[BEGIN Given material]
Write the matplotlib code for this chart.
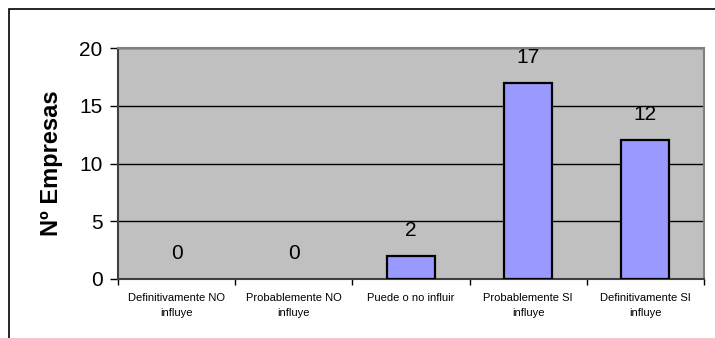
import matplotlib.pyplot as plt
from matplotlib.patches import Rectangle

# DATA

categories = [
    "Definitivamente NO\ninfluye",
    "Probablemente NO\ninfluye",
    "Puede o no influir",
    "Probablemente SI\ninfluye",
    "Definitivamente SI\ninfluye",
]
empresas = [0, 0, 2, 17, 12]
y_ticks = [0, 5, 10, 15, 20]

plt.rcParams["font.family"] = ["Liberation Sans", "DejaVu Sans"]

W, H = 715, 338
fig = plt.figure(figsize=(W / 100, H / 100), dpi=100)
fig.patch.set_facecolor("white")

# outer chart border (only top and left fall inside the image)
fig.patches.append(
    Rectangle((9 / W, -0.2), 1.2, 1.2 - 9 / H, transform=fig.transFigure,
              fill=False, edgecolor="black", linewidth=1.2)
)

ax = fig.add_axes([118 / W, 59 / H, 586 / W, 231 / H])
ax.set_facecolor("#C0C0C0")

x = list(range(len(categories)))
# zero-height bars leave no visible outline
edge_widths = [1.6 if v > 0 else 0 for v in empresas]
ax.bar(x, empresas, width=0.41, color="#9999FF", edgecolor="black",
       linewidth=edge_widths, zorder=3)

for xi, v in zip(x, empresas):
    ax.annotate(str(v), (xi, v), xytext=(0, 16), textcoords="offset pixels",
                ha="center", va="bottom", fontsize=15)

ax.set_xlim(-0.5, len(categories) - 0.5)
ax.set_ylim(0, 20)
ax.set_yticks(y_ticks)
ax.tick_params(axis="y", labelsize=15, length=6, width=1, pad=5)
ax.yaxis.grid(True, color="black", linewidth=1, zorder=1)
ax.set_axisbelow(True)

ax.set_xticks([i - 0.5 for i in range(len(categories) + 1)])
ax.set_xticklabels([])
ax.set_xticks(x, minor=True)
ax.set_xticklabels(categories, minor=True, fontsize=8, linespacing=1.6)
ax.tick_params(axis="x", which="major", length=4, width=1)
ax.tick_params(axis="x", which="minor", length=0, pad=10)

ax.set_ylabel("Nº Empresas", fontsize=17, fontweight="bold", labelpad=12)

for side in ["top", "right"]:
    ax.spines[side].set_color("#808080")
    ax.spines[side].set_linewidth(1.5)
for side in ["left", "bottom"]:
    ax.spines[side].set_color("#404040")
    ax.spines[side].set_linewidth(1.5)

fig.savefig("out.png", dpi=100)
[END Given material]
Restate the data word for word from its first line through the line with "linewidth=edge_widths, zorder=3)", leaving out any picture along the way.

Write the matplotlib code for this chart.
import matplotlib.pyplot as plt
from matplotlib.patches import Rectangle

# DATA

categories = [
    "Definitivamente NO\ninfluye",
    "Probablemente NO\ninfluye",
    "Puede o no influir",
    "Probablemente SI\ninfluye",
    "Definitivamente SI\ninfluye",
]
empresas = [0, 0, 2, 17, 12]
y_ticks = [0, 5, 10, 15, 20]

plt.rcParams["font.family"] = ["Liberation Sans", "DejaVu Sans"]

W, H = 715, 338
fig = plt.figure(figsize=(W / 100, H / 100), dpi=100)
fig.patch.set_facecolor("white")

# outer chart border (only top and left fall inside the image)
fig.patches.append(
    Rectangle((9 / W, -0.2), 1.2, 1.2 - 9 / H, transform=fig.transFigure,
              fill=False, edgecolor="black", linewidth=1.2)
)

ax = fig.add_axes([118 / W, 59 / H, 586 / W, 231 / H])
ax.set_facecolor("#C0C0C0")

x = list(range(len(categories)))
# zero-height bars leave no visible outline
edge_widths = [1.6 if v > 0 else 0 for v in empresas]
ax.bar(x, empresas, width=0.41, color="#9999FF", edgecolor="black",
       linewidth=edge_widths, zorder=3)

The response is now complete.